BRIEF: Your task is to repeat the lines below exactly, excluding any pictures they contain.

DATA SHOWN:

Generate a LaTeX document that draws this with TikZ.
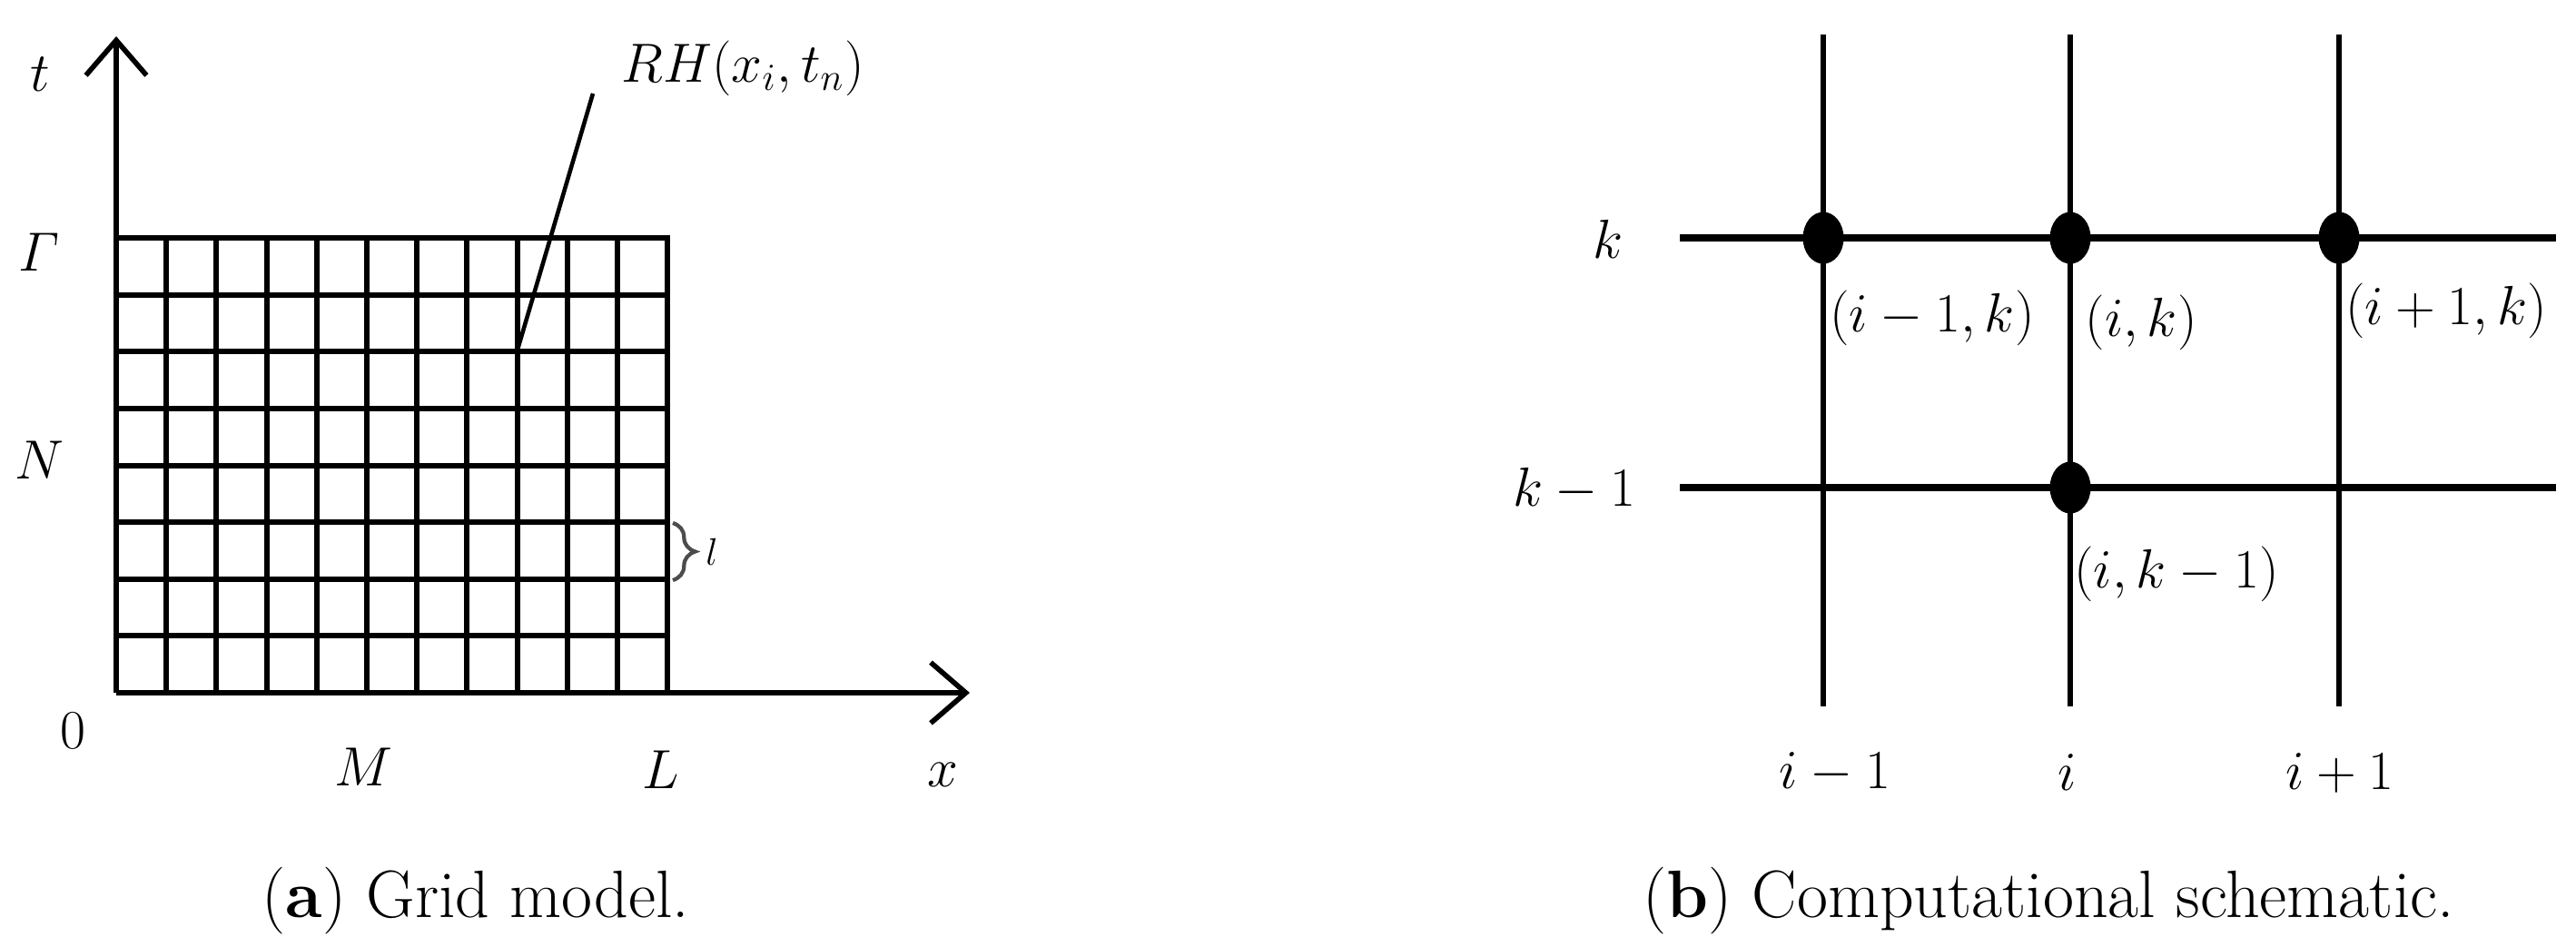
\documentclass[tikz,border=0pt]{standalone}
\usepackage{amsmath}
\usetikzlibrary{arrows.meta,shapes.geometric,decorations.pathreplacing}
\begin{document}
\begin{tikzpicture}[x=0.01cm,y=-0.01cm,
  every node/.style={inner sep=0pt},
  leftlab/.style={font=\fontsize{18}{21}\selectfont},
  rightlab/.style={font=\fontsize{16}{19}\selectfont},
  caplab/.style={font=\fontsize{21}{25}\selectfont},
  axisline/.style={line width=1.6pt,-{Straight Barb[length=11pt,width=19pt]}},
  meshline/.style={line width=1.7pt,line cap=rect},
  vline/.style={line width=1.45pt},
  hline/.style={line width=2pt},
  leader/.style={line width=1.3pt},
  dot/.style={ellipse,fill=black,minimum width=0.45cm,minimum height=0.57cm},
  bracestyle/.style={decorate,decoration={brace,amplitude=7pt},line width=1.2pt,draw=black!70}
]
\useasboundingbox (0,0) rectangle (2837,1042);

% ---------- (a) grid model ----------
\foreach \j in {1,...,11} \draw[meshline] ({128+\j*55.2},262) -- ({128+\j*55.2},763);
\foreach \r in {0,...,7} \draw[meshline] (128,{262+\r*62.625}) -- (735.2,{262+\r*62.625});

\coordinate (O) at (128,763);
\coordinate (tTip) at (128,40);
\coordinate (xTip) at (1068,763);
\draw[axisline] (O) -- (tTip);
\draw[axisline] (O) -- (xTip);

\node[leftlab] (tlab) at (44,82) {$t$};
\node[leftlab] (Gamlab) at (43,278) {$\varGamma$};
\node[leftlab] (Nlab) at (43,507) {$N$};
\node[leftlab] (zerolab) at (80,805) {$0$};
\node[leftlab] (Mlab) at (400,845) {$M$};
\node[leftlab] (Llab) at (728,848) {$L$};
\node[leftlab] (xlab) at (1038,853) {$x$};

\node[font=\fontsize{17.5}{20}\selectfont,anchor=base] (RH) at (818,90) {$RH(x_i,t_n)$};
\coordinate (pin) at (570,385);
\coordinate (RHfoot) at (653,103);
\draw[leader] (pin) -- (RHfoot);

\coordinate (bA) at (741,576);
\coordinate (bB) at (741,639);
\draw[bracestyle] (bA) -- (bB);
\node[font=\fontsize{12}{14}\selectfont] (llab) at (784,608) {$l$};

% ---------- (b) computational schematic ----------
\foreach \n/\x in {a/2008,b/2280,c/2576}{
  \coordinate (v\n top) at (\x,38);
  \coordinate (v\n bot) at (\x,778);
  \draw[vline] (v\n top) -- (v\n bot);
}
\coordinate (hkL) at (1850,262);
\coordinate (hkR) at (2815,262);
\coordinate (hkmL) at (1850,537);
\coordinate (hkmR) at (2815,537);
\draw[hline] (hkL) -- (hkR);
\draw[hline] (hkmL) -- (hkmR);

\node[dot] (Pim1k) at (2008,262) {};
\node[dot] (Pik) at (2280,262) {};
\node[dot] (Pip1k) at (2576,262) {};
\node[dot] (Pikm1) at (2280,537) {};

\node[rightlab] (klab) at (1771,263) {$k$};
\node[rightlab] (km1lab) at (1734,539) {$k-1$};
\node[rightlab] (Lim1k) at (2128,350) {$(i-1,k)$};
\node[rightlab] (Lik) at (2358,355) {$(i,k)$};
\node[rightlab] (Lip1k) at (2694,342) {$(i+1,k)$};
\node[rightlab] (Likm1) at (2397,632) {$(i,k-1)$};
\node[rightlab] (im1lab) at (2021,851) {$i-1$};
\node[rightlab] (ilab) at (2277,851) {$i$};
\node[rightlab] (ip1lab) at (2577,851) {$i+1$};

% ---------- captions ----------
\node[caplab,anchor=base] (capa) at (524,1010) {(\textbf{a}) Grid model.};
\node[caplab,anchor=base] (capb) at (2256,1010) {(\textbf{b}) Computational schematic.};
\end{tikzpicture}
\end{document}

THE RESPONSE:
Generate a LaTeX document that draws this with TikZ.
\documentclass[tikz,border=0pt]{standalone}
\usepackage{amsmath}
\usetikzlibrary{arrows.meta,shapes.geometric,decorations.pathreplacing}
\begin{document}
\begin{tikzpicture}[x=0.01cm,y=-0.01cm,
  every node/.style={inner sep=0pt},
  leftlab/.style={font=\fontsize{18}{21}\selectfont},
  rightlab/.style={font=\fontsize{16}{19}\selectfont},
  caplab/.style={font=\fontsize{21}{25}\selectfont},
  axisline/.style={line width=1.6pt,-{Straight Barb[length=11pt,width=19pt]}},
  meshline/.style={line width=1.7pt,line cap=rect},
  vline/.style={line width=1.45pt},
  hline/.style={line width=2pt},
  leader/.style={line width=1.3pt},
  dot/.style={ellipse,fill=black,minimum width=0.45cm,minimum height=0.57cm},
  bracestyle/.style={decorate,decoration={brace,amplitude=7pt},line width=1.2pt,draw=black!70}
]
\useasboundingbox (0,0) rectangle (2837,1042);

% ---------- (a) grid model ----------
\foreach \j in {1,...,11} \draw[meshline] ({128+\j*55.2},262) -- ({128+\j*55.2},763);
\foreach \r in {0,...,7} \draw[meshline] (128,{262+\r*62.625}) -- (735.2,{262+\r*62.625});

\coordinate (O) at (128,763);
\coordinate (tTip) at (128,40);
\coordinate (xTip) at (1068,763);
\draw[axisline] (O) -- (tTip);
\draw[axisline] (O) -- (xTip);

\node[leftlab] (tlab) at (44,82) {$t$};
\node[leftlab] (Gamlab) at (43,278) {$\varGamma$};
\node[leftlab] (Nlab) at (43,507) {$N$};
\node[leftlab] (zerolab) at (80,805) {$0$};
\node[leftlab] (Mlab) at (400,845) {$M$};
\node[leftlab] (Llab) at (728,848) {$L$};
\node[leftlab] (xlab) at (1038,853) {$x$};

\node[font=\fontsize{17.5}{20}\selectfont,anchor=base] (RH) at (818,90) {$RH(x_i,t_n)$};
\coordinate (pin) at (570,385);
\coordinate (RHfoot) at (653,103);
\draw[leader] (pin) -- (RHfoot);

\coordinate (bA) at (741,576);
\coordinate (bB) at (741,639);
\draw[bracestyle] (bA) -- (bB);
\node[font=\fontsize{12}{14}\selectfont] (llab) at (784,608) {$l$};

% ---------- (b) computational schematic ----------
\foreach \n/\x in {a/2008,b/2280,c/2576}{
  \coordinate (v\n top) at (\x,38);
  \coordinate (v\n bot) at (\x,778);
  \draw[vline] (v\n top) -- (v\n bot);
}
\coordinate (hkL) at (1850,262);
\coordinate (hkR) at (2815,262);
\coordinate (hkmL) at (1850,537);
\coordinate (hkmR) at (2815,537);
\draw[hline] (hkL) -- (hkR);
\draw[hline] (hkmL) -- (hkmR);

\node[dot] (Pim1k) at (2008,262) {};
\node[dot] (Pik) at (2280,262) {};
\node[dot] (Pip1k) at (2576,262) {};
\node[dot] (Pikm1) at (2280,537) {};

\node[rightlab] (klab) at (1771,263) {$k$};
\node[rightlab] (km1lab) at (1734,539) {$k-1$};
\node[rightlab] (Lim1k) at (2128,350) {$(i-1,k)$};
\node[rightlab] (Lik) at (2358,355) {$(i,k)$};
\node[rightlab] (Lip1k) at (2694,342) {$(i+1,k)$};
\node[rightlab] (Likm1) at (2397,632) {$(i,k-1)$};
\node[rightlab] (im1lab) at (2021,851) {$i-1$};
\node[rightlab] (ilab) at (2277,851) {$i$};
\node[rightlab] (ip1lab) at (2577,851) {$i+1$};

% ---------- captions ----------
\node[caplab,anchor=base] (capa) at (524,1010) {(\textbf{a}) Grid model.};
\node[caplab,anchor=base] (capb) at (2256,1010) {(\textbf{b}) Computational schematic.};
\end{tikzpicture}
\end{document}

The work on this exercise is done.